Review the lines that follow and copy each one that contains the word "this".

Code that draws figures
►

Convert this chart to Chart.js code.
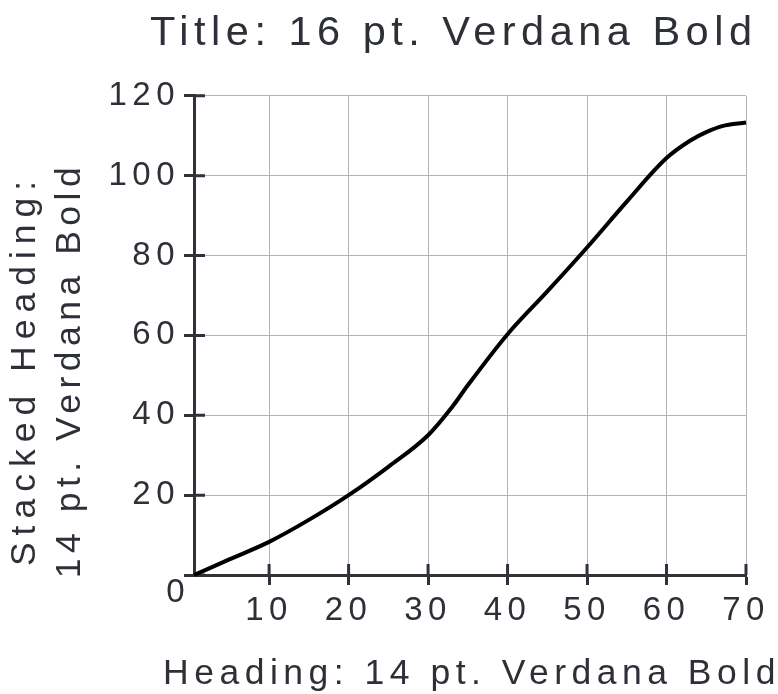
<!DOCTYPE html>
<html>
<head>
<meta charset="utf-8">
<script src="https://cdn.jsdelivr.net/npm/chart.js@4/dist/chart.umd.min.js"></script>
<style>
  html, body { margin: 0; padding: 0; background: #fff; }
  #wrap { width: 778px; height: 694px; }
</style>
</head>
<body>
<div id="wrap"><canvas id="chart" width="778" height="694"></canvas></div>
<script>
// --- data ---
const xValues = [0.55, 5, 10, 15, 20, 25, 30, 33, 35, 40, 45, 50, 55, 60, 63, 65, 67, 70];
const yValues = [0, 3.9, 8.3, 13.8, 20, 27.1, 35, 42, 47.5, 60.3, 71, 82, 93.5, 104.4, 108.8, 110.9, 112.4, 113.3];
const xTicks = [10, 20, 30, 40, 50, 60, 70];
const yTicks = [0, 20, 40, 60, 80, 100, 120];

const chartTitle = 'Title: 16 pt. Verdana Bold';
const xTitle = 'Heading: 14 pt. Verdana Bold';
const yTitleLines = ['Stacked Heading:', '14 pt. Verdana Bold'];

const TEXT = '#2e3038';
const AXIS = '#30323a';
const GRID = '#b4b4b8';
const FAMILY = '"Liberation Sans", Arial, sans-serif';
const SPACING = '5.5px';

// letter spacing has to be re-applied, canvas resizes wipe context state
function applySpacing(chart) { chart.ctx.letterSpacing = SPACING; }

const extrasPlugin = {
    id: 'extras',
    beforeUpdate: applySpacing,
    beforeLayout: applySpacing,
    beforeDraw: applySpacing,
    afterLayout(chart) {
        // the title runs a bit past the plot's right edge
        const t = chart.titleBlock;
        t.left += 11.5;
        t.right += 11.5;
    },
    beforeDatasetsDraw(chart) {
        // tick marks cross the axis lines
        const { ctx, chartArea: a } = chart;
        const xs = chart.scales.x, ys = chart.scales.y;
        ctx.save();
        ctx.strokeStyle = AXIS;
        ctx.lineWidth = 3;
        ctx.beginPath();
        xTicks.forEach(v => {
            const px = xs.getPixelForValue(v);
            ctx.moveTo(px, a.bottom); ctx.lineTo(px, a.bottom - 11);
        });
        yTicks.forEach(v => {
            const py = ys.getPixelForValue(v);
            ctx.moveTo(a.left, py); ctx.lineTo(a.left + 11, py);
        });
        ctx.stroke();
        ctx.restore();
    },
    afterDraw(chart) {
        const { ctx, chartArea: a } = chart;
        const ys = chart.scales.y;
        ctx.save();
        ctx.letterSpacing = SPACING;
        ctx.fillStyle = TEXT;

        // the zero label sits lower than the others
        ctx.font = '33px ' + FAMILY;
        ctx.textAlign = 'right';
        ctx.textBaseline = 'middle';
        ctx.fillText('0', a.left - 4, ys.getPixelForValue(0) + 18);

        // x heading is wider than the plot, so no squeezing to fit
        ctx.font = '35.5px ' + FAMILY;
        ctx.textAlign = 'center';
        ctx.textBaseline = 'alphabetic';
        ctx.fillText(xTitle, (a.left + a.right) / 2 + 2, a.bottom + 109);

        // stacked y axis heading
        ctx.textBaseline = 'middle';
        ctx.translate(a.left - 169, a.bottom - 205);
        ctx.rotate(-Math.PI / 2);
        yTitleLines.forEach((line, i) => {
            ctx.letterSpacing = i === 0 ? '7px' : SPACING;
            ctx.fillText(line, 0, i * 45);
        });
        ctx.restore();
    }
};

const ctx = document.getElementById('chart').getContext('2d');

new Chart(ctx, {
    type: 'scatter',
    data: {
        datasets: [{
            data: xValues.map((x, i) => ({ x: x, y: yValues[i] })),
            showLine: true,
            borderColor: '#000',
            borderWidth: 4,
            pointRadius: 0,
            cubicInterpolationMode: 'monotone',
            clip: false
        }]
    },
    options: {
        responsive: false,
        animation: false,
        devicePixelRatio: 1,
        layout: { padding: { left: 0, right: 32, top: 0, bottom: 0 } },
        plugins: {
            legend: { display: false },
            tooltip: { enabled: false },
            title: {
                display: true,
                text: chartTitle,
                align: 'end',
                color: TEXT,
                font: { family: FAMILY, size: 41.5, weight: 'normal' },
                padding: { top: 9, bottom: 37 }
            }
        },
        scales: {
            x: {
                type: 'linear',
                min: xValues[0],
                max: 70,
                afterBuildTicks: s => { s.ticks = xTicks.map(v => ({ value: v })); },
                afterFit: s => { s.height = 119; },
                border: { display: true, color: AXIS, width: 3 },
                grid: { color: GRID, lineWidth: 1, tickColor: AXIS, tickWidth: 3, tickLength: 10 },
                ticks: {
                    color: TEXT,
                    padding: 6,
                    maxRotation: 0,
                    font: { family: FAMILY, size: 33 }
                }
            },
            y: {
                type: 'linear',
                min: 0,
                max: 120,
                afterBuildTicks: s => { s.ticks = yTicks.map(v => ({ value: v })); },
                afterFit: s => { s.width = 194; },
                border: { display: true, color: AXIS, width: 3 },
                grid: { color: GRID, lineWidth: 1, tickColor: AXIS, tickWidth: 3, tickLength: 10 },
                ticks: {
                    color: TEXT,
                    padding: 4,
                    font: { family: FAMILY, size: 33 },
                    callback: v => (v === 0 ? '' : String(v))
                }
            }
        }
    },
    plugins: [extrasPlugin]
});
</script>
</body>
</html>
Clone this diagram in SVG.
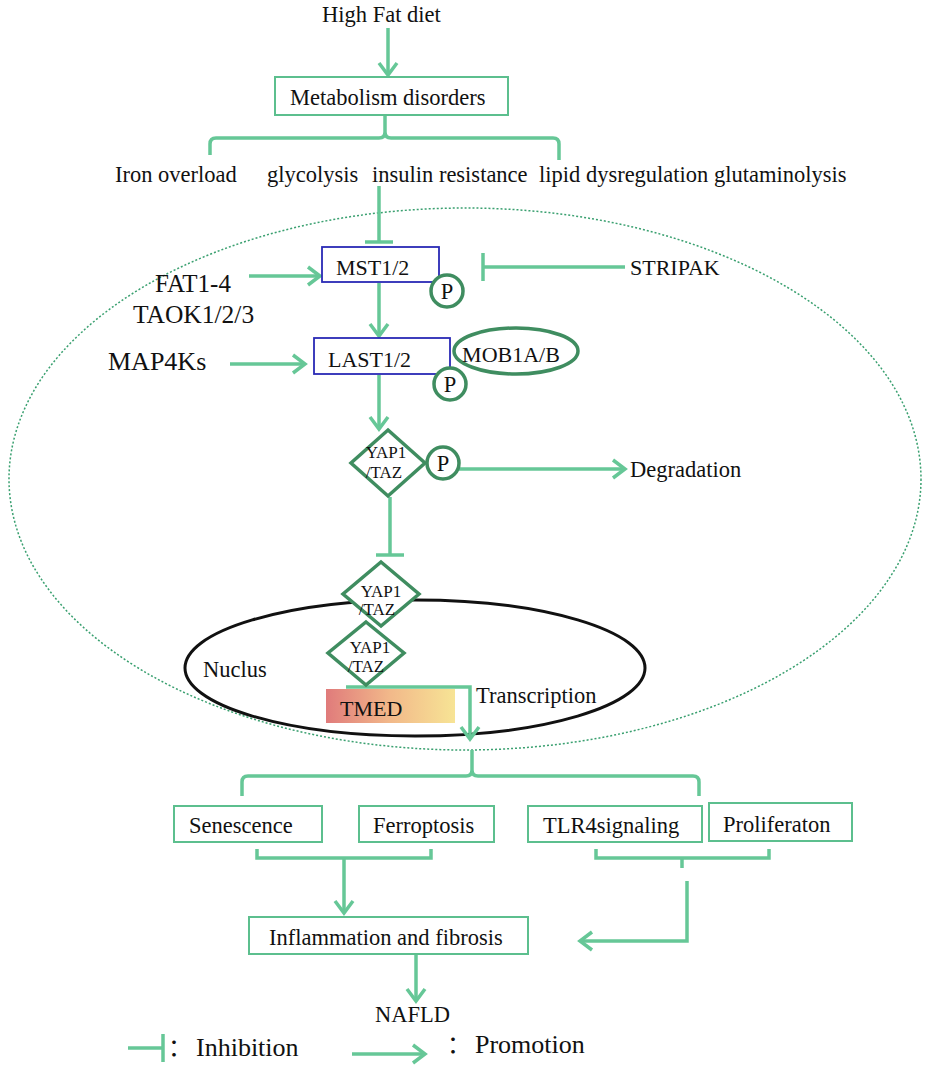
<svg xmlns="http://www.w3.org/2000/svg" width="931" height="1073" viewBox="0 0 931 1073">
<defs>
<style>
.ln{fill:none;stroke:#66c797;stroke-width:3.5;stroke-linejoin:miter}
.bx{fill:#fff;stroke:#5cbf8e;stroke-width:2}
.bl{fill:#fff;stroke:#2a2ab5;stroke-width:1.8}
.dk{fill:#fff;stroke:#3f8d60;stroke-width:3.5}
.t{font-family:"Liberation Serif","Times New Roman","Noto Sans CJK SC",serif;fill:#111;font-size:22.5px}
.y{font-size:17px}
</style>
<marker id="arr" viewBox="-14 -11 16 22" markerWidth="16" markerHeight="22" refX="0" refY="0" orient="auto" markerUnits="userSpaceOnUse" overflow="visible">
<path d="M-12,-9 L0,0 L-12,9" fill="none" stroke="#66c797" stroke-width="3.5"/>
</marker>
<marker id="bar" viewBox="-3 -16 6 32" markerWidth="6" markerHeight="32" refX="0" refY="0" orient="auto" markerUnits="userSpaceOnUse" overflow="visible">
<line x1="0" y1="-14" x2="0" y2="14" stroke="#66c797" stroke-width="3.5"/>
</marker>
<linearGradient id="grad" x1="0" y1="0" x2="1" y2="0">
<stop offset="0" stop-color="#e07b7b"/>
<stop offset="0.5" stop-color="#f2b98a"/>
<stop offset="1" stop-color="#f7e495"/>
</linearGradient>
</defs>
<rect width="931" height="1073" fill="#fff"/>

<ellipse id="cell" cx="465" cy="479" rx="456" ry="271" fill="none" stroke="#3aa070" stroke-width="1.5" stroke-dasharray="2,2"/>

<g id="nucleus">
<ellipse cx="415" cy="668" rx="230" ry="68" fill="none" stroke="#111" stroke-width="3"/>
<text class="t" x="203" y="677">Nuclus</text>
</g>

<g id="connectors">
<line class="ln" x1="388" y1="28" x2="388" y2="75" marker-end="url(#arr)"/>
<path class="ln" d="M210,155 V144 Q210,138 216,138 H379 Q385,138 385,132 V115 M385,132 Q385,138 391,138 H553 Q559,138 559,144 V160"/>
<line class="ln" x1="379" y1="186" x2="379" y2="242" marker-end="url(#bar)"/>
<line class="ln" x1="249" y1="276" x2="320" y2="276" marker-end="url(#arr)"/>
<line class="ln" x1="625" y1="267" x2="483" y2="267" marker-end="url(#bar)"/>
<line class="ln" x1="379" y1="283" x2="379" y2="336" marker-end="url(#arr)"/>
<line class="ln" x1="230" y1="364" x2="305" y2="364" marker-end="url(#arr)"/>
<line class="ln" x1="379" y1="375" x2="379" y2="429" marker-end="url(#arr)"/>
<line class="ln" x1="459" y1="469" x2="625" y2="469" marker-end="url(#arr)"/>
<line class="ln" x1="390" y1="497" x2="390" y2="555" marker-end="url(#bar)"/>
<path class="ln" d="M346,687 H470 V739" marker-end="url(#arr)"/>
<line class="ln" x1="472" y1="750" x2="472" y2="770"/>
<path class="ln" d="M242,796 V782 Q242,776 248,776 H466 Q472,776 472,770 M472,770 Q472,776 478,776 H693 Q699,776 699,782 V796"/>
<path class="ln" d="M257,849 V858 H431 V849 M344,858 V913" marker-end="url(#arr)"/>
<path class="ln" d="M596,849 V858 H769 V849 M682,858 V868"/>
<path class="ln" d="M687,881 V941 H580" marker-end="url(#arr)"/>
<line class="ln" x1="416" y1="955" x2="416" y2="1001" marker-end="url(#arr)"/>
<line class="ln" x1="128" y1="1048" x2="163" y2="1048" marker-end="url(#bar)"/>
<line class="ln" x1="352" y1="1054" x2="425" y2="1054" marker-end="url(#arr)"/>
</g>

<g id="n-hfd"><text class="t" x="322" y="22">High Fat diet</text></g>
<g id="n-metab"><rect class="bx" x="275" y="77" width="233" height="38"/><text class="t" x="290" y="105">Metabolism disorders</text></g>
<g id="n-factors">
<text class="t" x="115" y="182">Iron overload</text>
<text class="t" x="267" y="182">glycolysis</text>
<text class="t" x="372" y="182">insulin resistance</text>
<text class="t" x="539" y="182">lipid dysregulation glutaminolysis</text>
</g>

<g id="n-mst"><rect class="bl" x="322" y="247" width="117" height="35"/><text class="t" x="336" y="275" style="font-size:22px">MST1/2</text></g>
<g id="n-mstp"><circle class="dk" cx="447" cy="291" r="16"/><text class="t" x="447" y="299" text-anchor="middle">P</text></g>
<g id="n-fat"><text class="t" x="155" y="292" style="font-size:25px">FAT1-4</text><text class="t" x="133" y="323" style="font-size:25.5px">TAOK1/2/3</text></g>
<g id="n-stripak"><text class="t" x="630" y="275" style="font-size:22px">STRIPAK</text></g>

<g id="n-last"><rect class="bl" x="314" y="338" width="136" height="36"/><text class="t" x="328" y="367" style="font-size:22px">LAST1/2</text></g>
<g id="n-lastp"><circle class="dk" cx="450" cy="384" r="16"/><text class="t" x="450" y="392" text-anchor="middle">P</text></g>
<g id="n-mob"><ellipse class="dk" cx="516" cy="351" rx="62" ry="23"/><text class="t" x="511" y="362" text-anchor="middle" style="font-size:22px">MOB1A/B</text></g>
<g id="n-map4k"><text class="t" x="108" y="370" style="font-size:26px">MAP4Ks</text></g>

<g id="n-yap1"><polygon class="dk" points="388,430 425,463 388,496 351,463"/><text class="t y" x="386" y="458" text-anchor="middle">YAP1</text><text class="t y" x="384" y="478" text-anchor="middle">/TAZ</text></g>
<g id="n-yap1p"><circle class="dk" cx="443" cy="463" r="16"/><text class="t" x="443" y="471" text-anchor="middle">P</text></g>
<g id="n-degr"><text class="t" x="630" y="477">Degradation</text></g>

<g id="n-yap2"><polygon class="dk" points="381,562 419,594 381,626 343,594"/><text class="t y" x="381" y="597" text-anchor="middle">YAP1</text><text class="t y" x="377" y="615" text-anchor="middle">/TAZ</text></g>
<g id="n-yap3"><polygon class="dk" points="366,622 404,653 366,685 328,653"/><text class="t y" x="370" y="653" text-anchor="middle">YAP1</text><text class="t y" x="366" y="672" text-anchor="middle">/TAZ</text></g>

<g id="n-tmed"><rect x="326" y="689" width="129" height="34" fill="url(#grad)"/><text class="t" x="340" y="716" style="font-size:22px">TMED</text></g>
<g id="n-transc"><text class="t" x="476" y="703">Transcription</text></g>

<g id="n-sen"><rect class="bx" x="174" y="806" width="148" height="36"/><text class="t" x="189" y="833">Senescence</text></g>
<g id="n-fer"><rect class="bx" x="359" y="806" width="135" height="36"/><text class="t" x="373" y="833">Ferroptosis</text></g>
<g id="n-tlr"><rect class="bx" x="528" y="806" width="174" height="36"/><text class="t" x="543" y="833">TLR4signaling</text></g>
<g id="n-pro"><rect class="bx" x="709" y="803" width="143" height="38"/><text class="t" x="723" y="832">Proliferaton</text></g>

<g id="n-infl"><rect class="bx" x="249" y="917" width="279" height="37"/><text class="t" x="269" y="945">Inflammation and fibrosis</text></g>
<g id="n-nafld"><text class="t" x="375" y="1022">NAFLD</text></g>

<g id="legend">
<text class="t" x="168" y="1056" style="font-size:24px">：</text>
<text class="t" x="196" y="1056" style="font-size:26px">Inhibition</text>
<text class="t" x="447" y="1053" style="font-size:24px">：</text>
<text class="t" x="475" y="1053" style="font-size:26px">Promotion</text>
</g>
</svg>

◄

EXERCISE RESULT:
Convert this chart to Chart.js code.
Clone this diagram in SVG.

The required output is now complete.